2026-05-08POST_INGEST_INDEXES dict in api/ingest_lib.py — B-tree indexes applied automatically (idempotent, IF NOT EXISTS) after every pipeline.run(). dlt only creates _dlt_id unique indexes by default; every date-range and join-column filter on multi-GB tables would otherwise do a full seq scan.First discovered when application_approval_rate timed out at 60s. Root cause: entry (2.6 GB), payment (1.76 GB), payment_state_log (1.4 GB), aml_retrospective (2.7 GB) had no useful indexes. Adding them dropped per-query time from 4–10s to under 0.4s. Rule: when a new metric's value_sql touches a table over 200 MB, verify the WHERE/JOIN columns have indexes before shipping the metric.
2026-05-08replace-strategy tables are a hidden ingest cost — they are truncated and fully reloaded on every ingest tick regardless of change volume. Audit all replace-strategy tables; switch to merge/append where a source PK or cursor column exists. Intentional replace tables (small lookup tables) are acceptable and must be documented.dlt falls back to replace for any table with no PK and no recognised incremental cursor. The cost is invisible in normal operation but becomes the bottleneck when a replace table grows. Discovered during the 2026-05-08 hardening session; 4 tables were already fixed to merge.
2026-05-08Per-metric statement_timeout of 60s (SET LOCAL statement_timeout = '60s' before each value_sql), configurable via METRIC_STATEMENT_TIMEOUT env var.Prevents one hanging query from blocking the entire compute queue. Value can be raised per-metric by setting the env var; if a metric legitimately exceeds 60s it is a structural problem (missing index or correlated subquery) that must be fixed before the timeout is relaxed.
2026-05-08Targeted ingest for per-metric refresh: value_sql is regex-parsed to extract schema.table references; only those tables are ingested.
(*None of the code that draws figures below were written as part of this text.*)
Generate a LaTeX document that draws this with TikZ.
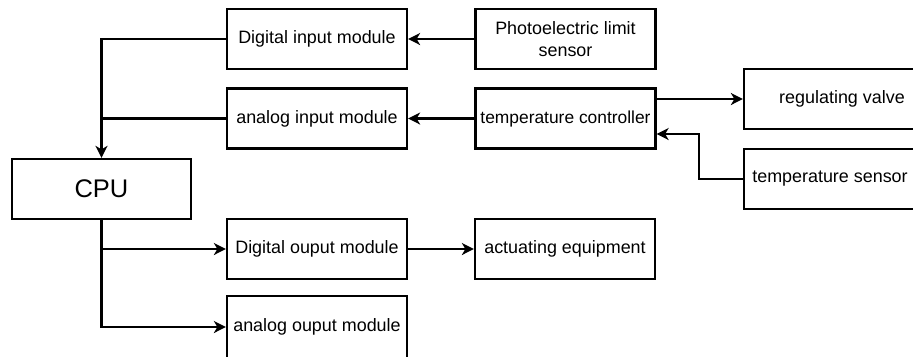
\documentclass[tikz,border=0pt]{standalone}
\usepackage{fontspec}
\setmainfont{Liberation Sans}
\usetikzlibrary{arrows.meta, positioning, calc}
\tikzstyle{module} = [rectangle, minimum width=3.6cm, minimum height=1.2cm, inner sep=0pt, text centered, draw=black, line width=1.3pt, font=\fontsize{10.2}{12.4}\selectfont]
\tikzstyle{cpubox} = [module, minimum width=3.58cm, font=\fontsize{14.5}{17}\selectfont]
\tikzstyle{arrow} = [line width=1.3pt, -{Stealth[length=2.4mm, width=2.4mm, inset=0.7mm]}]
\tikzstyle{line} = [line width=1.3pt]

\begin{document}
\begin{tikzpicture}[x=0.02cm, y=-0.02cm]
        \useasboundingbox (0,0) rectangle (913,356);
        \clip (0,0) rectangle (913,356);

        % Modulos de la CPU
        \node (cpu) [cpubox] at (101.5,189) {CPU};
        \node (dim) [module] at (317,39) {Digital input module};
        \node (aim) [module] at (317,118.5) {analog input module};
        \node (dom) [module] at (317,249) {Digital ouput module};
        \node (aom) [module, minimum height=1.24cm] at (317,327) {analog ouput module};

        % Equipos de campo
        \node (pls) [module, align=center] at (565.5,39) {Photoelectric limit\\sensor};
        \node (tc) [module, font=\fontsize{9.9}{12}\selectfont] at (565.5,118.5) {temperature controller};
        \node (ae) [module] at (565,249) {actuating equipment};
        \node (rv) [module, minimum width=3.92cm] at (842,99) {regulating valve};
        \node (ts) [module, minimum width=3.44cm] at (830,179) {temperature sensor};

        % Entradas
        \draw [arrow] (pls) -- (dim);
        \draw [arrow] (tc) -- (aim);
        \draw [arrow] (dim.west) -| (cpu.north);
        \draw [line] (aim.west) -- (cpu.north |- aim.west);

        % Lazo de temperatura
        \draw [arrow] (tc.east |- rv.west) -- (rv.west);
        \coordinate (tcin) at ([yshift=-0.31cm]tc.east);
        \draw [arrow] (ts.west) -- ++(-44,0) |- (tcin);

        % Salidas
        \draw [arrow] (cpu.south) |- (aom.west);
        \draw [arrow] (cpu.south |- dom.west) -- (dom.west);
        \draw [arrow] (dom) -- (ae);

\end{tikzpicture}
\end{document}
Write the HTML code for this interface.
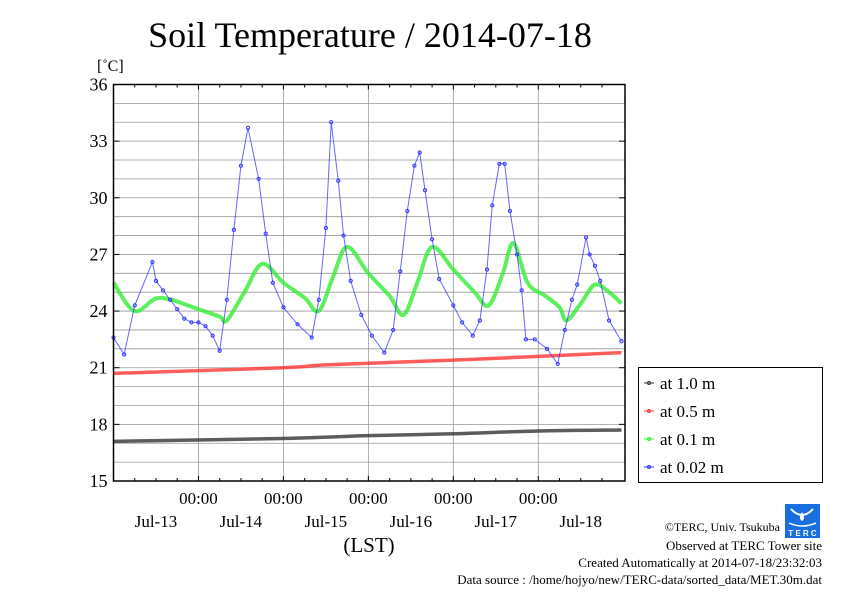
<!DOCTYPE html>
<html><head><meta charset="utf-8"><style>
body{margin:0;background:#fff;}
svg text{font-family:"Liberation Serif",serif;fill:#000;}
</style></head><body>
<svg id="chart" width="842" height="595" viewBox="0 0 842 595" xmlns="http://www.w3.org/2000/svg">
<rect width="842" height="595" fill="#fff"/>
<text x="370" y="47" font-size="36" text-anchor="middle">Soil Temperature / 2014-07-18</text>
<text x="97" y="71" font-size="16">[˚C]</text>
<g id="grid"></g><g id="series"></g><g id="axes"></g>
<text x="369" y="552" font-size="21" text-anchor="middle">(LST)</text>
<g>
<rect x="638.5" y="367.5" width="184" height="115" fill="#fff" stroke="#000" stroke-width="1"/>
<g id="legend"></g>
</g>
<g>
<rect x="785" y="504" width="35" height="34" fill="#1a6fe0"/>
<path d="M791 509 q11 12 22 0" stroke="#fff" stroke-width="2" fill="none"/>
<path d="M802 512 q-4 7 0 9 q4 -2 0 -9z" fill="#fff"/>
<path d="M789 523 q13 6 27 0" stroke="#fff" stroke-width="1.5" fill="none"/>
<text x="802.5" y="536" font-size="8" text-anchor="middle" style="fill:#fff;font-family:'Liberation Sans',sans-serif;font-weight:bold">T E R C</text>
</g>
<g font-size="13">
<text x="780" y="531" text-anchor="end" font-size="12">©TERC, Univ. Tsukuba</text>
<text x="822" y="550" text-anchor="end">Observed at TERC Tower site</text>
<text x="822" y="567" text-anchor="end">Created Automatically at 2014-07-18/23:32:03</text>
<text x="822" y="584" text-anchor="end">Data source : /home/hojyo/new/TERC-data/sorted_data/MET.30m.dat</text>
</g>
</svg>
<script>
const yTicks=[15,18,21,24,27,30,33,36];
const dayLabels=["Jul-13","Jul-14","Jul-15","Jul-16","Jul-17","Jul-18"];
const blueT=[0,3,6,11,12,14,16,18,20,22,24,26,28,30,32,34,36,38,41,43,45,48,52,56,58,60,61.5,63.5,65,67,70,73,76.5,79,81,83,85,86.5,88,90,92,96,98.5,101.5,103.5,105.5,107,109,110.5,112,114,115.3,116.5,119,122.5,125.5,127.5,129.5,131,133.5,134.5,136,137.5,140,143.5];
const blueV=[22.6,21.7,24.3,26.6,25.6,25.1,24.6,24.1,23.6,23.4,23.4,23.2,22.7,21.9,24.6,28.3,31.7,33.7,31.0,28.1,25.5,24.2,23.3,22.6,24.6,28.4,34.0,30.9,28.0,25.6,23.8,22.7,21.8,23.0,26.1,29.3,31.7,32.4,30.4,27.8,25.7,24.3,23.4,22.7,23.5,26.2,29.6,31.8,31.8,29.3,27.0,25.1,22.5,22.5,22.0,21.2,23.0,24.6,25.4,27.9,27.0,26.4,25.6,23.5,22.4];
const greenT=[0,6,13,24,30,32,37,42,48,54,58,62,66,72,78,82,86,90,96,102,106,110,113,117,122,126,128,132,136,140,143.5];
const greenV=[25.5,24.0,24.7,24.1,23.7,23.5,25.0,26.5,25.5,24.7,24.0,25.8,27.4,26.0,24.8,23.8,25.6,27.4,26.2,25.0,24.3,26.0,27.6,25.5,24.8,24.2,23.5,24.4,25.4,25.0,24.4];
const redT=[0,48,60,96,120,143.5];
const redV=[20.7,21.0,21.15,21.4,21.6,21.8];
const blackT=[0,48,72,96,120,143.5];
const blackV=[17.1,17.25,17.4,17.5,17.65,17.7];

const NS="http://www.w3.org/2000/svg";
const L=113.5,R=625,T0=84.5,B=481;
const yMin=15,yMax=36,tMax=144.5;
const X=t=>L+t*(R-L)/tMax;
const Y=v=>B-(v-yMin)*(B-T0)/(yMax-yMin);
function mk(tag,attrs,parent){const e=document.createElementNS(NS,tag);for(const k in attrs)e.setAttribute(k,attrs[k]);parent.appendChild(e);return e;}
const grid=document.getElementById('grid'),axes=document.getElementById('axes'),ser=document.getElementById('series'),leg=document.getElementById('legend');
for(let v=yMin+1;v<yMax;v++){const l=mk('line',{x1:L,x2:R,y1:Y(v),y2:Y(v),stroke:'#999','stroke-width':0.8},grid);

}
for(let d=1;d<6;d++){const l=mk('line',{x1:X(d*24),x2:X(d*24),y1:T0,y2:B,stroke:'#999','stroke-width':0.8},grid);

}
for(let h=6;h<144;h+=6){const big=h%24==0;const len=big?5:3;
mk('line',{x1:X(h),x2:X(h),y1:T0,y2:T0+len,stroke:'#000'},axes);mk('line',{x1:X(h),x2:X(h),y1:B,y2:B-len,stroke:'#000'},axes);}
yTicks.forEach(v=>{mk('line',{x1:L,x2:L+6,y1:Y(v),y2:Y(v),stroke:'#000'},axes);mk('line',{x1:R,x2:R-6,y1:Y(v),y2:Y(v),stroke:'#000'},axes);
const t=mk('text',{x:L-6,y:Y(v)+6,'font-size':18,'text-anchor':'end'},axes);t.textContent=v;

});
mk('rect',{x:L,y:T0,width:R-L,height:B-T0,fill:'none',stroke:'#000','stroke-width':1.5},axes);
dayLabels.forEach((d,i)=>{
if(i>0){const t=mk('text',{x:X(i*24),y:504,'font-size':17,'text-anchor':'middle'},axes);t.textContent='00:00';

}
const t2=mk('text',{x:X(i*24+12),y:527,'font-size':17,'text-anchor':'middle'},axes);t2.textContent=d;

});
function smoothPath(ts,vs){
const p=ts.map((t,i)=>[X(t),Y(vs[i])]);
let d='M'+p[0][0]+','+p[0][1];
for(let i=0;i<p.length-1;i++){
const p0=p[Math.max(0,i-1)],p1=p[i],p2=p[i+1],p3=p[Math.min(p.length-1,i+2)];
const c1=[p1[0]+(p2[0]-p0[0])/6,p1[1]+(p2[1]-p0[1])/6];
const c2=[p2[0]-(p3[0]-p1[0])/6,p2[1]-(p3[1]-p1[1])/6];
d+=' C'+c1[0]+','+c1[1]+' '+c2[0]+','+c2[1]+' '+p2[0]+','+p2[1];}
return d;}
function series(ts,vs,col,width,mr,name,smooth){
const g=mk('g',{},ser);


if(smooth)mk('path',{d:smoothPath(ts,vs),fill:'none',stroke:col,'stroke-width':width,'stroke-opacity':0.8},g);
else mk('polyline',{points:ts.map((t,i)=>X(t)+','+Y(vs[i])).join(' '),fill:'none',stroke:col,'stroke-width':width,'stroke-opacity':0.75},g);
if(mr)ts.forEach((t,i)=>mk('circle',{cx:X(t),cy:Y(vs[i]),r:mr,fill:'none',stroke:col,'stroke-width':1},g));}
series(blackT,blackV,'#333',3.5,0,'series-1.0m',true);
series(redT,redV,'#f33',3.5,0,'series-0.5m',true);
series(greenT,greenV,'#3e3',4,0,'series-0.1m',true);
series(blueT,blueV,'#33f',1,1.6,'series-0.02m',false);
const legItems=[['at 1.0 m','#333'],['at 0.5 m','#f33'],['at 0.1 m','#3e3'],['at 0.02 m','#33f']];
legItems.forEach((it,i)=>{const y=383+i*28;
const g=mk('g',{},leg);


mk('line',{x1:644,x2:654,y1:y,y2:y,stroke:it[1]},g);mk('circle',{cx:649,cy:y,r:1.5,fill:'none',stroke:it[1]},g);
const t=mk('text',{x:660,y:y+6,'font-size':17},g);t.textContent=it[0];});
</script>
</body></html>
A full webbank.core refresh went from loading all 186 tables to loading 4.Reduces per-metric UI refresh latency from minutes to seconds. Full-schema ingest is still used for the hourly cron; targeted ingest is only for the on-demand per-metric path.
2026-05-08Cockpit background poll is suppressed while a job is in flight. useCockpitMetrics checks active-job from the query cache at refetch time and skips the refetch if a job is running. A single atomic invalidation fires when the job finishes.The 30s background poll was firing during an active refresh, which showed a mixed old/new state mid-job on the TV screen. The fix makes the cockpit update atomically rather than streaming partial updates.

How to add an entry

Decisions land in this table when:

  • a non-obvious choice was made (tooling, architectural shape, scope boundary), and
  • reverting it later would cost work (someone would re-litigate the same trade-offs from scratch).

What does not belong here: bug fixes, naming choices that are already obvious from the code, or "we used library X" when the library is the only sane option for the job.

Format: append a row, with date in YYYY-MM-DD, a short imperative decision, and a reason that names the constraint or incident behind it. If the decision supersedes an earlier one, name the prior date in the reason — do not edit the historical row.